Żniwa w pełni, szerokie pola między ostępami Puszczy Sandomierskiej zamieniają się w ścierniska, a spichlerze pęcznieją. W niedzielę jednak obowiązkowo należy odpocząć. Skansen zaprasza.

Czas odpoczynku wypełnią spotkania z rzemiosłem i sztuką ludową. Pani Władysława Maryniak będzie przedstawiać swoje ozdoby z bibuły – misterną, koronkową robotę. Pani Danuta Kłoskowicz z Chmielnika pokaże specjalne wyroby kulinarne – opowie o szyszkach weselnych i pieczywie obrzędowym. Znany już odwiedzającym latem skansen pan Leszek Jurek z Pogwizdowa zakręci kołem garncarskim i wyczaruje garnki, talerzyki, dzbanki, pokaże malowane piszczałki, gwizdki i ozdoby. Natomiast pan Adam Golas z Wielopola Skrzyńskiego zaprezentuje wosk – drugi po miodzie pszczeli surowiec. Opowie o jego właściwościach i sposobach wykorzystywania przez człowieka. Z Huty Przedborskiej przyjadą panie z KGW i podzielą się ze zgłodniałymi turystami skarbami kuchni regionalnej.
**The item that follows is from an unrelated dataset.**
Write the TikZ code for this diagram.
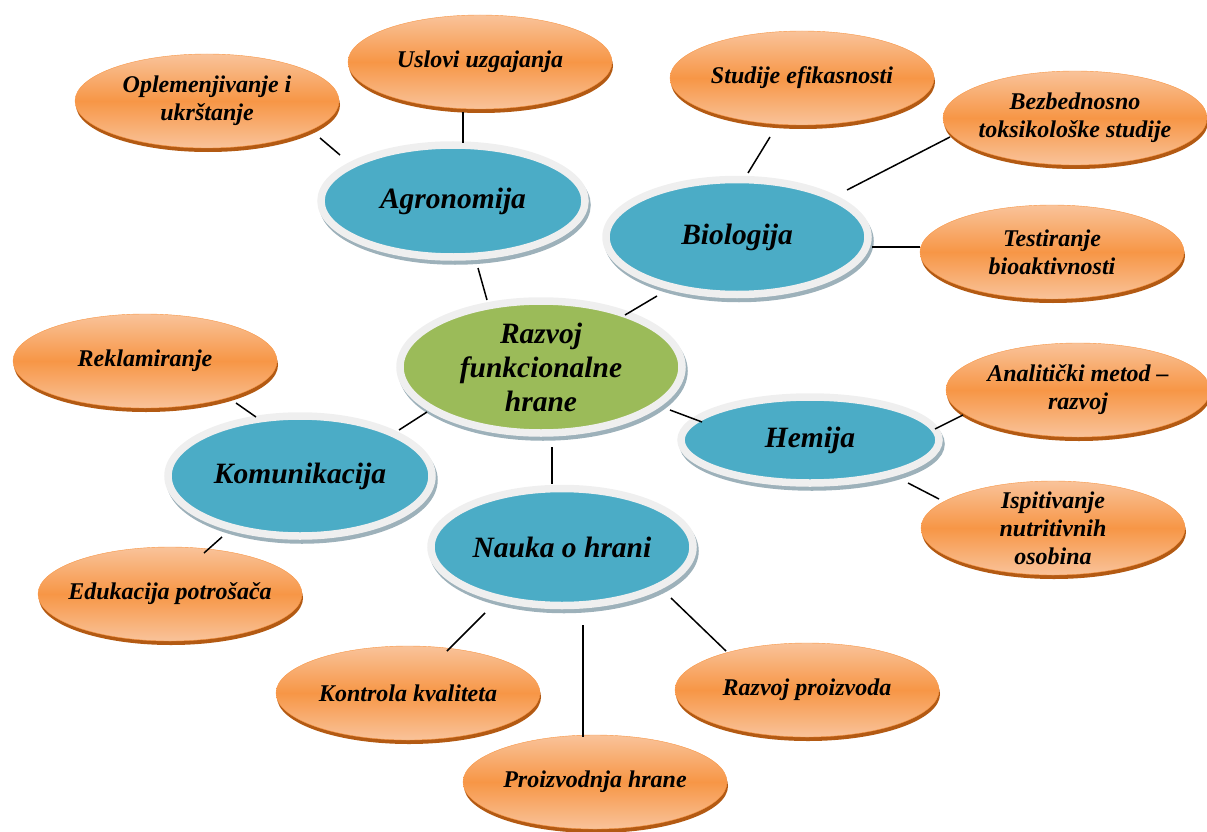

Tego dnia będzie otwarty kościół z Rzochowa i spichlerz z Bidzin, w którym można podziwiać zachwycające obrazy Wojciecha Trzyny, a także zagroda z Brzózy Stadnickiej. Można wejść i podejrzeć, jak dawniej się mieszkało – pod strzechą, na klepisku, przy piecu...

Bilety wstępu do skansenu kosztują 12 zł, 9 zł – bilet ulgowy, 34 zł – bilet rodzinny, dzieci do 7 lat – bezpłatnie.